I didn’t say that. I’m trying to help you explain the behavior you witnessed. The GPU block scheduler chooses work according to its own, unpublished heuristic, and as far as I know there is no requirement or specification that it choose new blocks to schedule from any particular kernel, when multiple kernel launches are outstanding. So your behavior is plausible, and, in my experience, typical. We could presume that the GPU designers are generally desiring to create a machine that delivers high performance in many scenarios, but extrapolating those very general statements to a specific claim like this about a specific, but loosely defined workflow, is not sensible in my opinion.
Not sure what you mean.

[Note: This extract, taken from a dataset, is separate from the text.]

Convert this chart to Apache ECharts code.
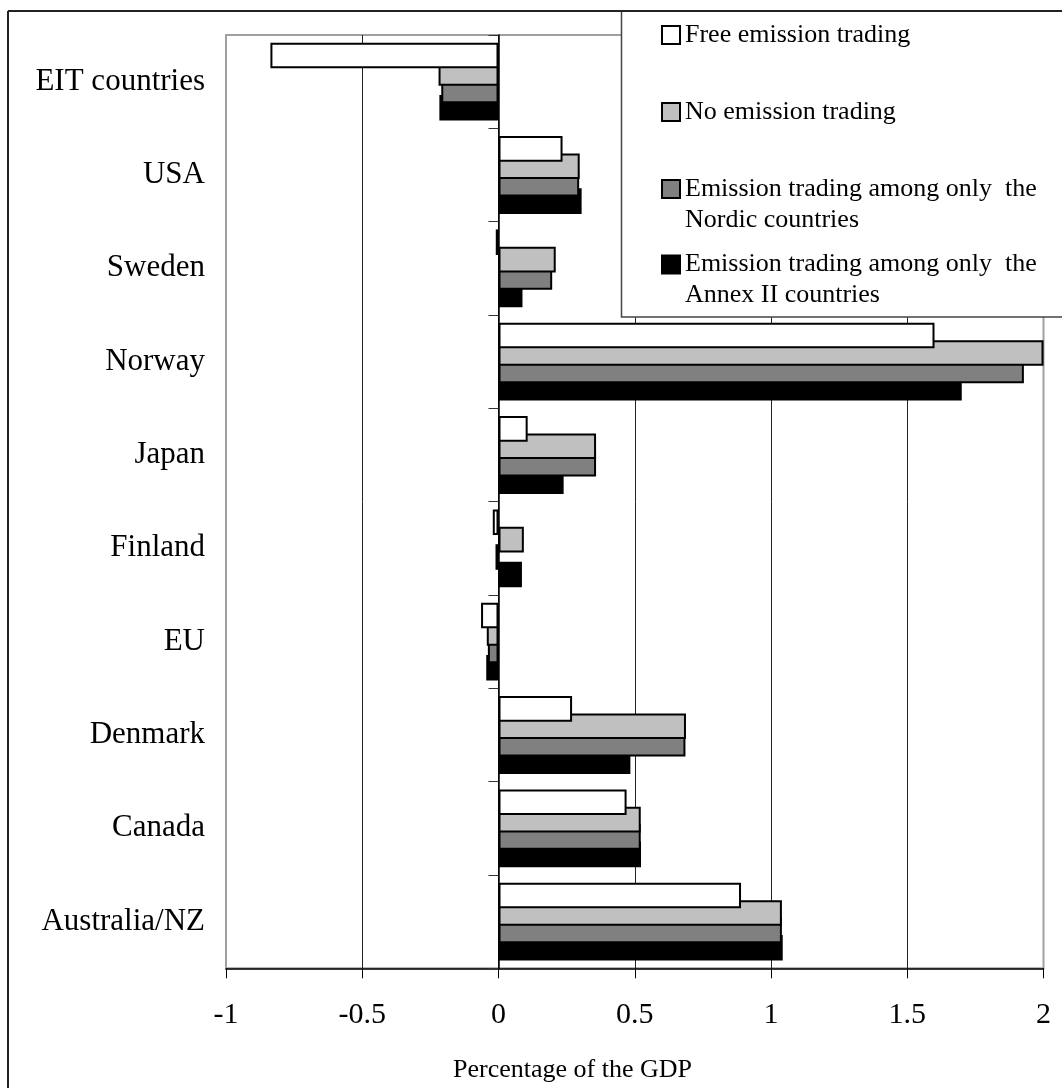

In any event I can’t make any definitive statements about proving anything about a workload that you haven’t defined, except to say a GEMM kernel and another kernel, with an undefined definition of “performance”. Anyway I don’t think I would be able to respond to further questions about this.
You could investigate:
Stream priorities - this essentially gives you some control over block scheduler behavior
CUDA MPS (That would require you to launch the work in two separate processes, and to use the active thread percentage feature - probably not very convenient.)
I do not know if or how well either of the above mechanisms would work for your case - I have not tried them with your case.
There isn’t anything I know of that pertains to the GEMM function call itself that allows you to arbitrarily limit the resources it will use. You have access to the BLAS reference manual, so I’m pretty sure you can discover this for yourself with a bit of research. You may find something there that serves your purpose that I hadn’t considered.
A BLAS GEMM operation can be decomposed into a set of smaller operations. You could do that manually, yourself, if you wished. In so doing, by reducing each operation to a very small level, you could eventually end up with small kernels that don’t saturate the GPU (albeit having to launch potentially many of them). In such a way you could “indirectly limit” the resources used. Such an approach strikes me as foolishness/madness, but I mention it because it is perhaps another possible way to limit the resource consumption of the BLAS operation.